Um ebendieses Papier zu bewerben, hatte die CDU im Rahmen ihrer im Frühjahr mit viel Tamtam gestarteten Social-Media-Kommunikationsstrategie eine kurze Animation auf Twitter gepostet, die der Partei letztlich die gewünschte Aufmerksamkeit brachte. Zu sehen ist zunächst ein Comic-Auto mit einem fröhlichen Gesicht, dazu der Spruch: »Berliner Pendler: Täglich 320 000 Mal rein und raus.« Dann gehen die Mundwinkel des Autos nach unten: »Und kein bisschen Spaß beim Verkehr.« Hihi, Verkehr, knick knack, Herrenwitz. Der Tweet sorgte neben Empörung vor allem für viel Häme.

Nicht nur bei der Verkehrsproblematik, auch bei anderen Themen wie Mieten oder Armutsbekämpfung zeige sich eine »Inhaltsleere«, die auch mit noch so vermeintlich peppigen Auftritten im Netz »nicht übertüncht werden kann«, meint die Linke-Landesvorsitzende Katina Schubert. »Da ist nichts und null an realistischen Vorschlägen.« Wegner bemühe sich vielmehr »sehr in Richtung Anschlussfähigkeit an die Grünen«, so Schubert zu »nd«.

Klar ist , dass an den Berliner Grünen nach momentanem Stand der Dinge kein Weg vorbeiführt.
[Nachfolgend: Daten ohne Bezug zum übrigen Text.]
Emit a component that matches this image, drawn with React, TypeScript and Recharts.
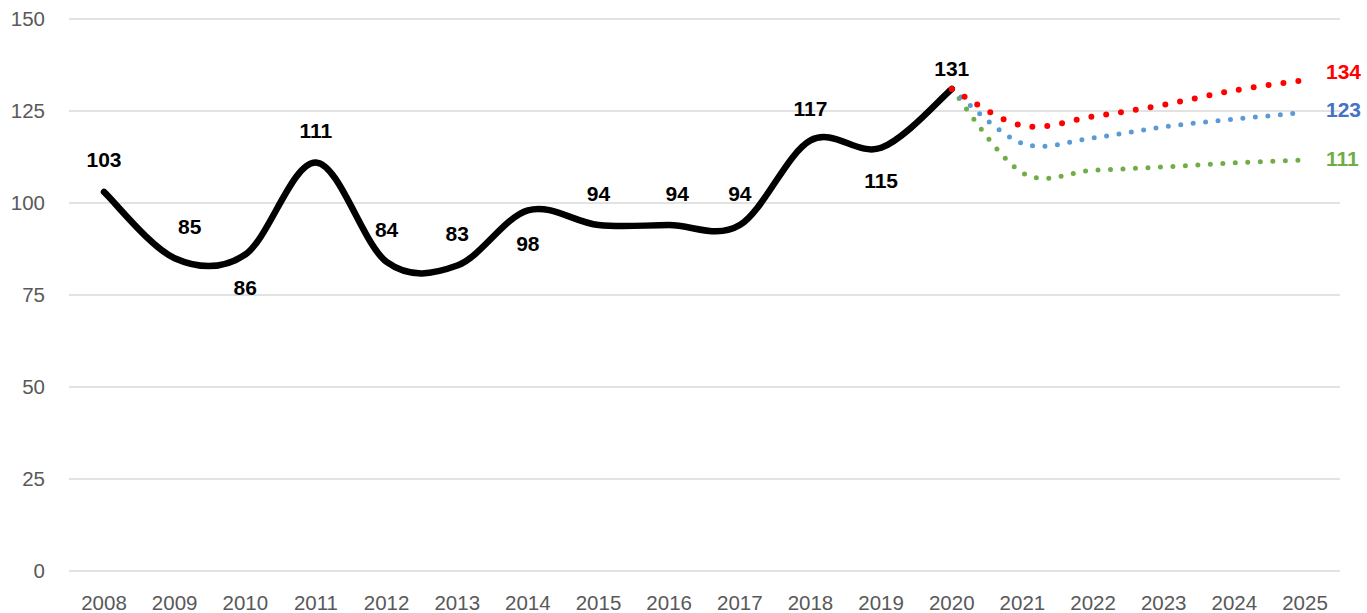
import { LineChart, Line, XAxis, YAxis, CartesianGrid } from 'recharts'

const YEARS = ['2008', '2009', '2010', '2011', '2012', '2013', '2014', '2015', '2016',
  '2017', '2018', '2019', '2020', '2021', '2022', '2023', '2024', '2025']
const ACTUAL = [103, 85, 86, 111, 84, 83, 98, 94, 94, 94, 117, 115, 131, null, null, null, null, null]
const HIGH = [null, null, null, null, null, null, null, null, null, null, null, null, 131, 121, 123.5, 126.7, 130.6, 133.4]
const MID = [null, null, null, null, null, null, null, null, null, null, null, null, 131, 116.2, 117.7, 120.7, 122.8, 124.6]
const LOW = [null, null, null, null, null, null, null, null, null, null, null, null, 131, 108.2, 108.9, 109.8, 110.9, 111.7]
const END_TEXT = { high: '134', mid: '123', low: '111' }
const Y_TICKS = [0, 25, 50, 75, 100, 125, 150]

// where the black data labels sit, keyed by year
const BELOW = ['2010', '2014', '2019']
const NUDGE: Record<string, [number, number]> = { '2009': [15, 0], '2016': [8, 0], '2020': [0, 12] }

const data = YEARS.map((year, i) => ({
  year,
  actual: ACTUAL[i],
  high: HIGH[i],
  mid: MID[i],
  low: LOW[i],
}))

const FONT = '"Liberation Sans", Arial, sans-serif'

// Excel-like smoothing: catmull-rom through every point
function smoothCurve(context: any) {
  let pts: number[][] = []
  return {
    areaStart() {},
    areaEnd() {},
    lineStart() { pts = [] },
    point(x: number, y: number) { pts.push([+x, +y]) },
    lineEnd() {
      if (!pts.length) return
      context.moveTo(pts[0][0], pts[0][1])
      for (let i = 0; i < pts.length - 1; i++) {
        const p0 = pts[i - 1] || pts[i]
        const p1 = pts[i]
        const p2 = pts[i + 1]
        const p3 = pts[i + 2] || p2
        context.bezierCurveTo(
          p1[0] + (p2[0] - p0[0]) / 6, p1[1] + (p2[1] - p0[1]) / 6,
          p2[0] - (p3[0] - p1[0]) / 6, p2[1] - (p3[1] - p1[1]) / 6,
          p2[0], p2[1]
        )
      }
    },
  }
}

function ActualLabel({ x, y, value, index }: any) {
  if (value == null) return null
  const year = YEARS[index]
  const [dx, dy] = NUDGE[year] || [0, 0]
  const off = BELOW.includes(year) ? 33 : -32
  return (
    <text x={x + dx} y={y + off + dy} textAnchor="middle" dominantBaseline="central"
      fontFamily={FONT} fontSize={21} fontWeight="bold" fill="#000">
      {value}
    </text>
  )
}

function endLabel(text: string, color: string, dy: number) {
  return ({ x, y, index }: any) => {
    if (index !== YEARS.length - 1) return null
    return (
      <text x={x + 21} y={y + dy} dominantBaseline="central" fontFamily={FONT}
        fontSize={21} fontWeight="bold" fill={color}>
        {text}
      </text>
    )
  }
}

export default function App() {
  const tick = { fill: '#595959', fontSize: 20.5, fontFamily: FONT }
  return (
    <div style={{ position: 'absolute', left: 0, top: 0, background: '#fff' }}>
      <LineChart width={1367} height={613} data={data} margin={{ top: 19, right: 27, bottom: 12, left: 0 }}>
        <CartesianGrid vertical={false} stroke="#d9d9d9" strokeWidth={1.5} />
        <XAxis dataKey="year" axisLine={false} tickLine={false} tickSize={0} tickMargin={24}
          padding={{ left: 35, right: 35 }} tick={tick} interval={0} height={30} />
        <YAxis domain={[0, 150]} ticks={Y_TICKS} axisLine={false} tickLine={false} tickSize={0}
          tickMargin={24} width={69} tick={tick} />
        <Line dataKey="actual" type={smoothCurve as any} stroke="#000" strokeWidth={6.5}
          strokeLinecap="round" dot={false} activeDot={false} isAnimationActive={false}
          label={ActualLabel} />
        <Line dataKey="low" type={smoothCurve as any} stroke="#70ad47" strokeWidth={5}
          strokeDasharray="0 12.5" strokeLinecap="round" dot={false} activeDot={false}
          isAnimationActive={false} label={endLabel(END_TEXT.low, '#70ad47', -1)} />
        <Line dataKey="mid" type={smoothCurve as any} stroke="#5b9bd5" strokeWidth={5}
          strokeDasharray="0 12.5" strokeLinecap="round" dot={false} activeDot={false}
          isAnimationActive={false} label={endLabel(END_TEXT.mid, '#4472c4', -3)} />
        <Line dataKey="high" type={smoothCurve as any} stroke="#ff0000" strokeWidth={6}
          strokeDasharray="0 15" strokeLinecap="round" dot={false} activeDot={false}
          isAnimationActive={false} label={endLabel(END_TEXT.high, '#ff0000', -9)} />
      </LineChart>
    </div>
  )
}
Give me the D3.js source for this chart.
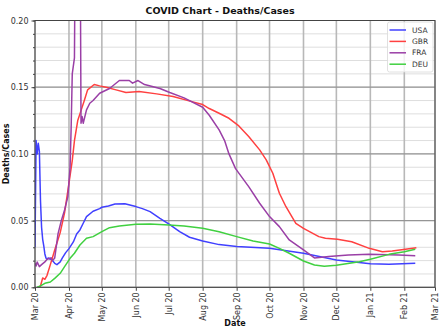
<!DOCTYPE html>
<html><head><meta charset="utf-8">
<script src="https://cdn.jsdelivr.net/npm/d3@7"></script>
<style>body{margin:0;background:#fff}svg{display:block}text{font-family:"DejaVu Sans",sans-serif}</style>
</head><body><svg id="c" width="440" height="330"></svg>
<script>
const categories = ["USA", "GBR", "FRA", "DEU"];
const colors = ["#4040ff", "#ff4040", "#9a3fa6", "#40d040"];
const xTickLabels = ["Mar 20","Apr 20","May 20","Jun 20","Jul 20","Aug 20","Sep 20","Oct 20","Nov 20","Dec 20","Jan 21","Feb 21","Mar 21"];
const yTickValues = [0, 0.05, 0.10, 0.15, 0.20];
// day offsets from 2020-03-01 and ratios
const usaDays = [0,1,2,3,4,5,6,7,8,9,10,11,12,14,15,16,18,20,23,25,28,31,35,38,41,44,47,53,59,61,67,73,82,92,98,105,114,122,132,141,153,168,184,214,245,275,306,323,347];
const usaVals = [0.030,0.110,0.100,0.108,0.102,0.065,0.045,0.036,0.031,0.025,0.022,0.021,0.022,0.021,0.022,0.020,0.018,0.017,0.019,0.022,0.026,0.029,0.034,0.040,0.043,0.048,0.053,0.057,0.059,0.060,0.061,0.0625,0.0627,0.0605,0.059,0.0567,0.0517,0.0475,0.0417,0.0375,0.0347,0.0320,0.0305,0.0292,0.0255,0.0205,0.0177,0.0172,0.0180];
const gbrDays = [3,5,7,9,11,14,18,23,27,31,34,36,39,41,45,48,54,59,65,74,83,95,111,126,144,153,159,168,177,186,195,205,211,217,223,229,238,245,259,265,276,289,305,317,326,338,348];
const gbrVals = [0.000,0.001,0.007,0.006,0.009,0.017,0.028,0.041,0.056,0.078,0.095,0.110,0.125,0.130,0.140,0.148,0.152,0.151,0.150,0.148,0.146,0.1467,0.145,0.143,0.139,0.137,0.134,0.1305,0.1267,0.121,0.113,0.103,0.0955,0.0855,0.0705,0.0604,0.048,0.0442,0.038,0.0367,0.036,0.0342,0.0292,0.0267,0.0272,0.0285,0.0297];
const fraDays = [0,1,2,4,6,9,11,14,16,18,21,24,27,30,32,33,34,36,37,41,42,43,44,47,50,53,59,68,77,86,89,94,100,114,123,136,153,159,168,173,177,183,195,205,214,223,232,245,255,268,286,305,332,347];
const fraVals = [0.018,0.016,0.019,0.0155,0.017,0.019,0.021,0.022,0.020,0.022,0.040,0.050,0.058,0.068,0.090,0.120,0.160,0.172,0.300,0.300,0.123,0.128,0.123,0.133,0.138,0.140,0.1455,0.149,0.155,0.155,0.153,0.155,0.152,0.149,0.146,0.142,0.135,0.129,0.118,0.110,0.100,0.089,0.0755,0.063,0.053,0.0455,0.0355,0.028,0.022,0.023,0.0243,0.0248,0.0243,0.0237];
const deuDays = [2,5,9,14,18,23,27,32,36,41,47,53,61,68,77,92,105,122,136,153,168,184,199,214,223,232,245,255,264,275,296,306,323,337,347];
const deuVals = [0.000,0.001,0.003,0.004,0.0067,0.0105,0.0155,0.0217,0.0255,0.0317,0.0367,0.038,0.0417,0.0447,0.046,0.0472,0.0475,0.0467,0.046,0.0442,0.0417,0.038,0.0347,0.0325,0.0292,0.0255,0.0197,0.0167,0.0157,0.0165,0.0192,0.021,0.0247,0.0267,0.0285];

const seriesDays = [usaDays, gbrDays, fraDays, deuDays];
const seriesVals = [usaVals, gbrVals, fraVals, deuVals];

const svg = d3.select("#c");
const m = {l:35, r:5, t:20, b:43};
const W = 440, H = 330;
const start = new Date(2020, 2, 1);
const x = d3.scaleTime().domain([start, new Date(2021, 2, 1)]).range([m.l, 435]);
const y = d3.scaleLinear().domain([0, 0.2]).range([287.3, 20.5]);
const dayToDate = d => d3.timeDay.offset(start, d);

const g = svg.append("g");
// minor horizontal grid
g.selectAll(".ymin").data(d3.range(0, 0.2001, 0.01)).join("line")
  .attr("x1", m.l).attr("x2", 435).attr("y1", d => y(d)).attr("y2", d => y(d))
  .attr("stroke", "#dedede").attr("stroke-width", 1);
// vertical month grid
const months = d3.timeMonth.range(start, new Date(2021, 2, 2));
g.selectAll(".xg").data(months).join("line")
  .attr("x1", d => x(d)).attr("x2", d => x(d)).attr("y1", y(0)).attr("y2", y(0.2))
  .attr("stroke", "#b8b8b8").attr("stroke-width", 1.6);
// major horizontal grid
g.selectAll(".ymaj").data(yTickValues).join("line")
  .attr("x1", m.l).attr("x2", 435).attr("y1", d => y(d)).attr("y2", d => y(d))
  .attr("stroke", "#959595").attr("stroke-width", 1.2);

// clip
svg.append("clipPath").attr("id", "clip").append("rect")
  .attr("x", m.l).attr("y", y(0.2)).attr("width", 435 - m.l).attr("height", y(0) - y(0.2));

const line = d3.line().x(d => x(dayToDate(d[0]))).y(d => y(d[1]));
const lg = svg.append("g").attr("clip-path", "url(#clip)");
categories.forEach((c, i) => {
  const pts = seriesDays[i].map((d, j) => [d, seriesVals[i][j]]);
  lg.append("path").datum(pts).attr("d", line).attr("fill", "none")
    .attr("stroke", colors[i]).attr("stroke-width", 1.5).attr("stroke-linejoin", "round");
});

// frame
svg.append("rect").attr("x", m.l).attr("y", y(0.2)).attr("width", 435 - m.l).attr("height", y(0) - y(0.2))
  .attr("fill", "none").attr("stroke", "#444").attr("stroke-width", 1);

// y axis
const ya = svg.append("g").attr("transform", `translate(${m.l},0)`)
  .call(d3.axisLeft(y).tickValues(yTickValues).tickFormat(d3.format(".2f")).tickSize(3.5));
ya.select(".domain").remove();
ya.selectAll("text").attr("font-size", 8).attr("fill", "#333").attr("font-family", "DejaVu Sans");
ya.selectAll("line").attr("stroke", "#444");
const yminor = svg.append("g").attr("transform", `translate(${m.l},0)`)
  .call(d3.axisLeft(y).tickValues(d3.range(0, 0.2001, 0.01)).tickFormat("").tickSize(2));
yminor.select(".domain").remove();
yminor.selectAll("line").attr("stroke", "#444");

// x axis
const xa = svg.append("g").attr("transform", `translate(0,${y(0)})`)
  .call(d3.axisBottom(x).tickValues(months).tickFormat((d, i) => xTickLabels[i]).tickSize(3.5));
xa.select(".domain").remove();
xa.selectAll("line").attr("stroke", "#444");
xa.selectAll("text").attr("font-size", 8).attr("fill", "#333").attr("font-family", "DejaVu Sans")
  .attr("transform", "rotate(-90)").attr("text-anchor", "end").attr("dy", "0.32em").attr("dx", 0)
  .attr("x", -5).attr("y", 0);

// titles
svg.append("text").attr("x", 220).attr("y", 14).attr("text-anchor", "middle")
  .attr("font-size", 9.5).attr("font-weight", "bold").attr("fill", "#111").text("COVID Chart - Deaths/Cases");
svg.append("text").attr("x", 235).attr("y", 326).attr("text-anchor", "middle")
  .attr("font-size", 8).attr("font-weight", "bold").attr("fill", "#111").text("Date");
svg.append("text").attr("transform", `translate(9,${(y(0)+y(0.2))/2}) rotate(-90)`).attr("text-anchor", "middle")
  .attr("font-size", 8).attr("font-weight", "bold").attr("fill", "#111").text("Deaths/Cases");

// legend
const leg = svg.append("g");
leg.append("rect").attr("x", 387.5).attr("y", 22).attr("width", 45.5).attr("height", 50).attr("rx", 2)
  .attr("fill", "rgba(255,255,255,0.8)").attr("stroke", "#d8d8d8").attr("stroke-width", 0.8);
categories.forEach((c, i) => {
  const yy = 30 + i * 11.4;
  leg.append("line").attr("x1", 389.5).attr("x2", 406).attr("y1", yy).attr("y2", yy)
    .attr("stroke", colors[i]).attr("stroke-width", 1.5);
  leg.append("text").attr("x", 412).attr("y", yy).attr("dy", "0.35em").attr("font-size", 7.5)
    .attr("fill", "#333").text(c);
});
</script></body></html>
Der CDU-Kandidat selbst sagt, dass er sowohl liberal als auch sozial und - »bei Recht, Ordnung und Sauberkeit« - selbstredend konservativ sei. Und: »Ich mag dieses Schubladendenken aber nicht.« Nun ist Kai Wegner in eigener Sache auf Ochsentour durch die Stadt, heute Rohrtechniker, morgen Boxtrainer. Sätze wie diese sollen sagen: Die CDU, das ist doch diese lockere, moderne Großstadtpartei, die mit fast allen kann.

Wegner war übrigens mal Metropolenbeauftragter der CDU/CSU-Bundestagsfraktion. Allzu viel gehört hat man in dieser Zeit nicht von ihm.